Liz met the mentor who would encourage her to do what she always wanted to do which was to become a writer and a speaker, which she started doing full-time a year ago. She wanted women to understand that healing from abuse is more than allowing the physical wounds to heal, but healing the body, spirit and mind.
“It can really drain you. When the physical wounds heal, we’re not aware of the internal wounds. Those are the ones that keep you stuck,” Liz explained.
She also wants to clear up all of the myths floating around about domestic abuse and reveal many women’s realities.
“The idea that women don’t try to leave is a façade. That’s misinformation. Generally, women try to leave but 80% is financial abuse where women lack resources and confidence. The statistics show that the average female victim does attempt to leave 7 times.”
When women are trying to escape abusive situations without a lot of outside support, Liz suggests the “Purple Pocketbook” app which is secure and confidential and has a wealth of information about resources such as shelters, escape options, etc. She also recommends the National Domestic Hotline which is open 24 hours a day that can point a victim to resources in her area.
While most people associate physical violence to domestic abuse, there are several forms out there that can take many different forms.

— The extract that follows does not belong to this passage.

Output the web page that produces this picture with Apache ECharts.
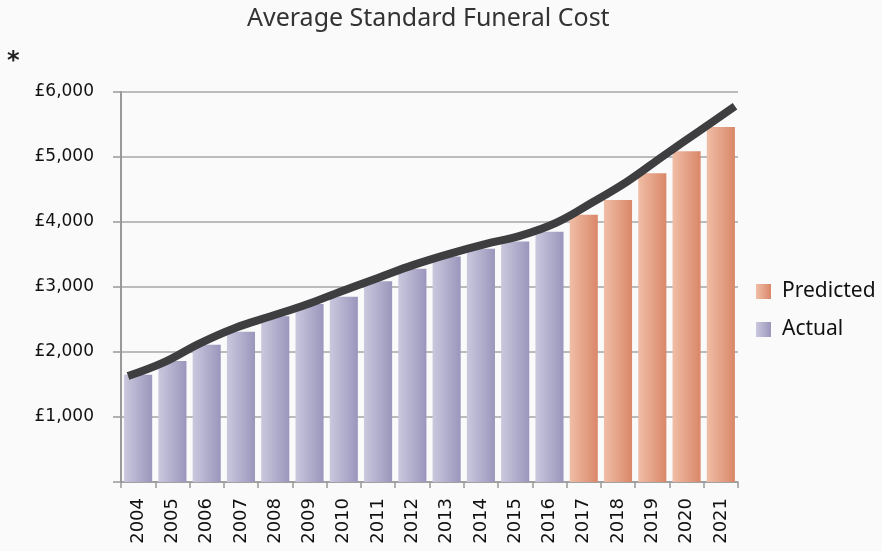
<!DOCTYPE html>
<html>
<head>
<meta charset="utf-8">
<script src="https://cdn.jsdelivr.net/npm/echarts@6/dist/echarts.min.js"></script>
<style>
  html, body { margin: 0; padding: 0; background: #fafafa; }
  #main { width: 882px; height: 551px; }
</style>
</head>
<body>
<div id="main"></div>
<script>
  const years = ['2004', '2005', '2006', '2007', '2008', '2009', '2010', '2011', '2012',
    '2013', '2014', '2015', '2016', '2017', '2018', '2019', '2020', '2021'];
  const actual = [1650, 1860, 2110, 2310, 2550, 2740, 2850, 3090, 3280, 3470, 3590, 3700, 3850,
    null, null, null, null, null];
  const predicted = [null, null, null, null, null, null, null, null, null, null, null, null, null,
    4110, 4340, 4750, 5090, 5460];
  // trend curve
  const trend = [1630, 1840, 2130, 2370, 2550, 2730, 2940, 3140, 3340, 3510, 3660, 3790, 3990,
    4300, 4630, 5020, 5400, 5780];
  const yTicks = [0, 1000, 2000, 3000, 4000, 5000, 6000];

  let chart = echarts.init(document.getElementById('main'));

  function grad(a, b) {
    return new echarts.graphic.LinearGradient(0, 0, 1, 0, [
      {offset: 0, color: a},
      {offset: 1, color: b}
    ]);
  }

  let option = {
    backgroundColor: '#fafafa',
    animation: false,
    title: [{
      text: 'Average Standard Funeral Cost',
      left: 242,
      top: 1,
      textStyle: {fontFamily: 'Noto Sans', fontSize: 25, fontWeight: 'normal', color: '#333'}
    }, {
      text: '*',
      left: 2,
      top: 45,
      textStyle: {fontFamily: 'DejaVu Sans', fontSize: 24, fontWeight: 'bold', color: '#222'}
    }],
    legend: {
      orient: 'vertical',
      left: 751,
      top: 276,
      itemWidth: 15,
      itemHeight: 15,
      itemGap: 17,
      icon: 'rect',
      textStyle: {fontFamily: 'Noto Sans', fontSize: 21, lineHeight: 20, color: '#111', padding: [0, 0, 0, 6]},
      data: ['Predicted', 'Actual']
    },
    grid: [
      {left: 121, right: 144, top: 92, bottom: 69},
      {left: 128, right: 147, top: 92, bottom: 69}
    ],
    xAxis: [{
      type: 'category',
      data: years,
      gridIndex: 0,
      axisLine: {lineStyle: {color: '#999', width: 1.5}},
      axisTick: {show: true, length: 6, lineStyle: {color: '#999', width: 1.5}},
      axisLabel: {
        rotate: 90,
        margin: 16,
        interval: 0,
        fontFamily: 'DejaVu Sans',
        fontSize: 18,
        color: '#111'
      }
    }, {
      type: 'category',
      data: years,
      gridIndex: 1,
      boundaryGap: false,
      show: false
    }],
    yAxis: [{
      type: 'value',
      gridIndex: 0,
      min: 0,
      max: 6000,
      interval: 1000,
      axisLine: {show: true, lineStyle: {color: '#999', width: 2}},
      axisTick: {show: true, length: 8, lineStyle: {color: '#999', width: 1.5}},
      splitLine: {lineStyle: {color: '#a6a6a6', width: 1.5}},
      axisLabel: {
        margin: 27,
        fontFamily: 'DejaVu Sans',
        fontSize: 17,
        color: '#111',
        formatter: function (v) {
          if (yTicks.indexOf(v) < 0 || v === 0) return '';
          return '£' + v.toLocaleString('en-GB');
        }
      }
    }, {
      type: 'value',
      gridIndex: 1,
      min: 0,
      max: 6000,
      show: false
    }],
    series: [
      {
        name: 'Predicted',
        type: 'bar',
        xAxisIndex: 0,
        yAxisIndex: 0,
        barCategoryGap: '18%',
        barGap: '-100%',
        itemStyle: {color: grad('#efbea6', '#da8769')},
        data: predicted
      },
      {
        name: 'Actual',
        type: 'bar',
        xAxisIndex: 0,
        yAxisIndex: 0,
        barCategoryGap: '18%',
        barGap: '-100%',
        itemStyle: {color: grad('#cac8de', '#9a96bc')},
        data: actual
      },
      {
        name: 'Trend',
        type: 'line',
        xAxisIndex: 1,
        yAxisIndex: 1,
        smooth: 0.4,
        showSymbol: false,
        lineStyle: {color: '#3e3e40', width: 8, cap: 'butt'},
        data: trend
      }
    ]
  };
  chart.setOption(option);
</script>
</body>
</html>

“It can be psychological, financial, physical and spiritual. When it’s spiritual, the man almost creates himself as if he’s a deity. There are many aspects of abuse and some women think because he never hit me, it’s okay to stay. That’s dangerous.”
When asked why women stay in these types of abusive relationships, Liz explained that it can be a really touchy situation but she explained her personal experience.
“I can honestly say I was looking for a provider and someone to be protective and love me because I didn’t love myself at the time.”
From women she coaches and who’ve been in abusive relationships, she said the case is often that women don’t have a healthy view of what a balanced relationship is like. Further, she said that there are always warning signs but women will ignore them because they have such a need for love and often lack self-love or need a relationship so badly.
Feelings of shame and isolation often keep women in the shadows where they’re afraid to discuss their experiences.
Her 10-week series entitled, “He Hit Me,” is part of a social movement where anybody can join for information. As a coach, she specializes in working with women who are entrepreneurs and leaders who have been out of abusive relationships for 10+ years.
On her website, Liz describes herself as: “I rock a bald fade, big hoop earrings, false lashes and stilettos. And damn right, I love my individuality.” This description is the culmination of her journey and becoming the “self-discovery diva,” while also empowering other women.
“A big part of the movement is teaching people to be themselves and break out of the box and not be what others want you to be. Growing up, I was used to being the smart girl. Growing up, I didn’t think I was the cute girl. I was the smart, academic girl. Then, I wanted to be the sexy girl. It was a battle. I felt like I was cheating myself. At this point, yes, I’m intelligent, I love politics but I have as much substance as style.”
No matter who Liz is working with or reaching out to, she wants them to use introspection to empower themselves to better not only their situations but their lives as well.
“Knowing who you are, understanding, finding clarity around your purpose is the answer to your problems. I challenge everybody to look inward. Everybody is obsessed with comparison but my belief is you are complete with everything you need at birth. You have to look inward. I challenge you to explore and leave you empowered as well.”